The method introduces a SemVAE (29M params) and a dual-timestep design, adding slight engineering complexity. Semantic latents do not directly contribute to the final pixel output despite the compute spent on them.

vs REPA / REPA-E: These align diffusion features with VFM representations but use synchronous denoising. SFD incorporates REPA (as reconstruction) but adds the asynchronous schedule, pushing FID from 1.12 to 1.04.
vs ReDi / REG: These concatenate DINOv2 semantics and VAE texture but use synchronous schedules. SFD demonstrates that concatenation alone is insufficient—the temporal order is the key.
vs Diffusion Forcing / AsynDM: These apply independent noise schedules to tokens or pixels.

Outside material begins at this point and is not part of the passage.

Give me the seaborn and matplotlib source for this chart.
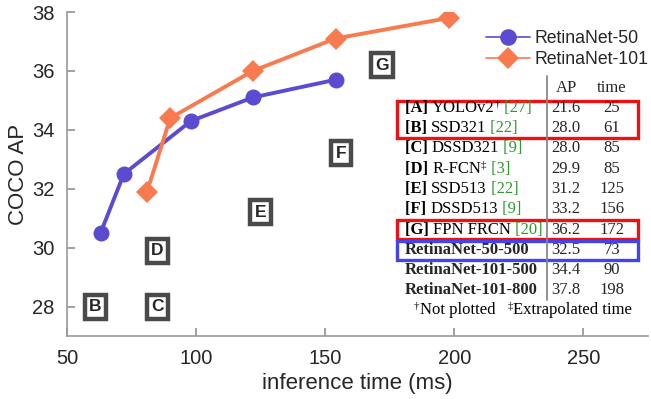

SFD applies this concept to "semantic subspace vs texture subspace," representing a move toward asynchronous denoising at the hierarchical representation level.

Rating¶

Novelty: ⭐⭐⭐⭐⭐ Turning "semantics leads texture" into an explicit asynchronous schedule is both novel and logically sound.
Experimental Thoroughness: ⭐⭐⭐⭐ Strong results on convergence and SOTA FID, with extensive ablations, though focused on ImageNet.
Writing Quality: ⭐⭐⭐⭐⭐ Clear motivation (blueprint analogy) and well-defined technical components.
Value: ⭐⭐⭐⭐⭐ \(100\times\) convergence speedup and SOTA performance make this highly practical for the community.